Two grainy videos showing the moments leading up to the death of Usaamah Rahim don't appear to support earlier claims that the man under FBI surveillance was shot in the back in a Boston parking lot.
The videos, released by Boston authorities, show Rahim, a private security officer accused of plotting to behead law enforcement personnel, walking across the parking lot to a bus stop seconds before authorities approach, police said.
At least five officers are seen surrounding Rahim, who seems to walk toward them at one point. As the incident appears to escalate, a yellow car parked nearby is seen driving off. Shortly after, Rahim appears to double over and falls to the ground.
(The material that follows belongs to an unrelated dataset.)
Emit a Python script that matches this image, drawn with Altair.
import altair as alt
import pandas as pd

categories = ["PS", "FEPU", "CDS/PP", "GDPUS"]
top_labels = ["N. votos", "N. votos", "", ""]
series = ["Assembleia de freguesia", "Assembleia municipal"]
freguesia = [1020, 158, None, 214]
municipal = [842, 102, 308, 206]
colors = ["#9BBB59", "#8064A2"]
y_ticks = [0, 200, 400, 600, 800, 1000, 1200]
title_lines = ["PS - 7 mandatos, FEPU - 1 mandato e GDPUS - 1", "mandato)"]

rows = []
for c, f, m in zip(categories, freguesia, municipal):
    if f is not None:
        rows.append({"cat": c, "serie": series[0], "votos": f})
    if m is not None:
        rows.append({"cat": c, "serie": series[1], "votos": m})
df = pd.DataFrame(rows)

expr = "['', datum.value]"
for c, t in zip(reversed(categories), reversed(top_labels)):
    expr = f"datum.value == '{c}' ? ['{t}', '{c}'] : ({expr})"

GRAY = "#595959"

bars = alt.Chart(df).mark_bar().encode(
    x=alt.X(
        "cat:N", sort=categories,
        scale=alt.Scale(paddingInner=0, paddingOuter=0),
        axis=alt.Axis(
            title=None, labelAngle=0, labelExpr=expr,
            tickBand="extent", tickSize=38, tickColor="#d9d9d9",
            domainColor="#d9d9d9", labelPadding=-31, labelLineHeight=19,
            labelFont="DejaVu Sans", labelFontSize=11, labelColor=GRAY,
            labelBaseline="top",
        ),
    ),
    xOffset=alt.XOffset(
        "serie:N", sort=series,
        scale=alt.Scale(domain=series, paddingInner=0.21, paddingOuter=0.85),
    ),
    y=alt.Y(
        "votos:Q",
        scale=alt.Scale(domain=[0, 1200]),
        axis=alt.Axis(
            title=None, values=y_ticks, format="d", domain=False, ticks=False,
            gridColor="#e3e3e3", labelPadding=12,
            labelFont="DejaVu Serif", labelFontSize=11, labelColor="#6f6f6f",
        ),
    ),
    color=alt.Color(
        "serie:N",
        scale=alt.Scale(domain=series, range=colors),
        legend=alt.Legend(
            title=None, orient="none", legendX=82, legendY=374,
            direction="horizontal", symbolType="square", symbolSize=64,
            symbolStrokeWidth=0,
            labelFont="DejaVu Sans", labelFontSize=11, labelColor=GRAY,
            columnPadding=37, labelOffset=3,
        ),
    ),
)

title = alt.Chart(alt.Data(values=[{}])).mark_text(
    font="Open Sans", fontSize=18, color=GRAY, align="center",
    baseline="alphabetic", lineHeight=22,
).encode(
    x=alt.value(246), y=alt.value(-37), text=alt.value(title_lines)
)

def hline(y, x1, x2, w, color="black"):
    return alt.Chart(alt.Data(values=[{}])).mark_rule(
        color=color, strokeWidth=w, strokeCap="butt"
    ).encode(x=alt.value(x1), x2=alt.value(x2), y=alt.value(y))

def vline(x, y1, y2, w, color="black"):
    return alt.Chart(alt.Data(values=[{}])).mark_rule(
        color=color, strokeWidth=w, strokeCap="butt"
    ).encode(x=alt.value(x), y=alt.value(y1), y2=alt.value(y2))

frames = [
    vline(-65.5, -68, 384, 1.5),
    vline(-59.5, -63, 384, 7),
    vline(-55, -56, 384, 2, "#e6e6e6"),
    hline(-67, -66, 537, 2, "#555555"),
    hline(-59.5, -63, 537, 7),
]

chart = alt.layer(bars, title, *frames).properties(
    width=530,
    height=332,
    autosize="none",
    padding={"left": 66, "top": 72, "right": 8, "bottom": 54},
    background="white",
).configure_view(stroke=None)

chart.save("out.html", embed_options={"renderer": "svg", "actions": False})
Police said they opened fire when Rahim lunged at them with a knife. But the videos, shot from surveillance cameras at a Burger King about 50 yards away, do not clearly show the large knife police have described Rahim as wielding in the moments before he was shot.
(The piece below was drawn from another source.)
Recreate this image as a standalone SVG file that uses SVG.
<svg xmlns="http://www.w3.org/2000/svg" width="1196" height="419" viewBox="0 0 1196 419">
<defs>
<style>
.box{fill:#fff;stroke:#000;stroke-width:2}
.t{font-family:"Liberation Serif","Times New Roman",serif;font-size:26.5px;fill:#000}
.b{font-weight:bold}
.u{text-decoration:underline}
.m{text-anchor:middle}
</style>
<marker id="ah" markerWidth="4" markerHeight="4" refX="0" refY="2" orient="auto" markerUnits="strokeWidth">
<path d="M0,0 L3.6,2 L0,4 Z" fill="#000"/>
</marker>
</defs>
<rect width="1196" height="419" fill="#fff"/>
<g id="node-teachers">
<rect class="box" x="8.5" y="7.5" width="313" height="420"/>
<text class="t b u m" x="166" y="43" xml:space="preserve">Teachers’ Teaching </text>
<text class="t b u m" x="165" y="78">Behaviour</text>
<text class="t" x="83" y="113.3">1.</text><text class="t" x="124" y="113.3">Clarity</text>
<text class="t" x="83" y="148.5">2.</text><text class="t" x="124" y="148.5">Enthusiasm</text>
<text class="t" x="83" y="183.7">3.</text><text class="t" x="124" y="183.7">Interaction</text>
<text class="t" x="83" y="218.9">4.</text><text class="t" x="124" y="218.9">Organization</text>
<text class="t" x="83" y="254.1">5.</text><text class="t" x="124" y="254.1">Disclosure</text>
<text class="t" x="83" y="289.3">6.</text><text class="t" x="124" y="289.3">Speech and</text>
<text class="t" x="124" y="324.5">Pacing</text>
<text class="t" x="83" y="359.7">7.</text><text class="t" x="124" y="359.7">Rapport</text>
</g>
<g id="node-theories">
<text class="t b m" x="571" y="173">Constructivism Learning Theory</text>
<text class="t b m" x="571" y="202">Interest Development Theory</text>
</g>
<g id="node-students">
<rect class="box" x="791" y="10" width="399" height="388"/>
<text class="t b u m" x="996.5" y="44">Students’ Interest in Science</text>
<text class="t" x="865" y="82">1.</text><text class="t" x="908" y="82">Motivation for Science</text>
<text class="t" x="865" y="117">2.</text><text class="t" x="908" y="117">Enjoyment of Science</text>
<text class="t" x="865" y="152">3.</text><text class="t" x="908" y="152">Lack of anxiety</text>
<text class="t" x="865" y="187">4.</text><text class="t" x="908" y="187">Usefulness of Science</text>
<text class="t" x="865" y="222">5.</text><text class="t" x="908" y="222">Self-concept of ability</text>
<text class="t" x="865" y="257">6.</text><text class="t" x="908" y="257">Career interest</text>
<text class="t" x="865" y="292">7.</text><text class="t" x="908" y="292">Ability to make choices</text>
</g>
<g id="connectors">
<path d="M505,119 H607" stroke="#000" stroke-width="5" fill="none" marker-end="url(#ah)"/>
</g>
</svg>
Initially, Rahim's family disputed the police version of events, and his brother, Imam Ibrahim Rahim, said that his sibling had been shot in the back.
Suffolk County Dist. Atty. Daniel F. Conley, who released the video, said that he was doing so to help "tamp down rumors and bad information," and that he had not yet made a legal determination in the officers' use of force.
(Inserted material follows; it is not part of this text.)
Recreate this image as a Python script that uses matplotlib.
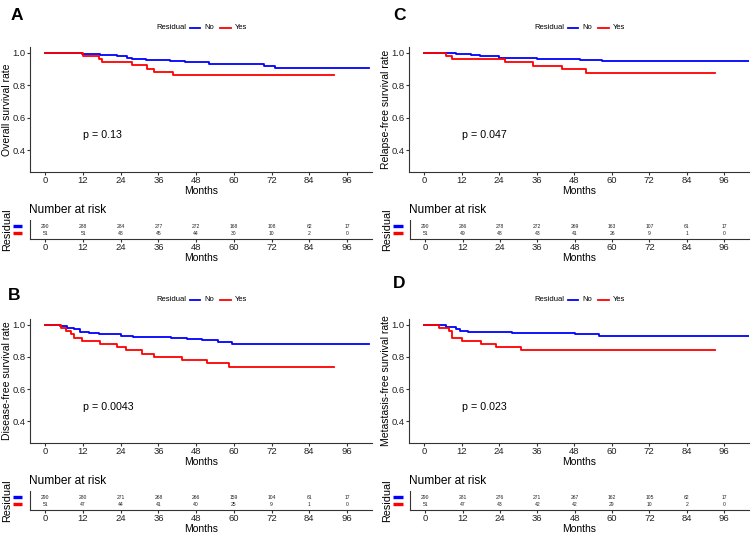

But Boston Police Commissioner William B. Evans said the video "speaks for itself" and praised law enforcement officials, saying they "averted a serious tragedy that day."
"It was either us or them, and thank God none of us were hurt," said Evans, who added that Rahim was within "striking distance" of officers and was given "many chances" to put down his weapon.
Rahim and his nephew, David Wright, 24, had been under law enforcement surveillance for at least several days, police said, and had allegedly discussed Rahim's plan to attack officers.
According to a complaint filed against Wright, authorities intercepted a call Tuesday between Wright and Rahim hours before the shooting in which Rahim said, "I'm just going to … go after them, those boys in blue," a reference to police officers, "cause … it's the easiest target."
After the call, authorities said, Rahim left his house and headed toward a bus stop near a CVS pharmacy. When officials with Boston police and the FBI approached him without guns drawn, police said, Rahim pulled out a large knife "unprovoked" and ignored commands to drop it before being shot to death.
Wright has been charged with conspiring to destroy evidence after officials said he told Rahim to destroy his phone.
The FBI and district attorney's office are conducting two use-of-force investigations related to the incident, officials said.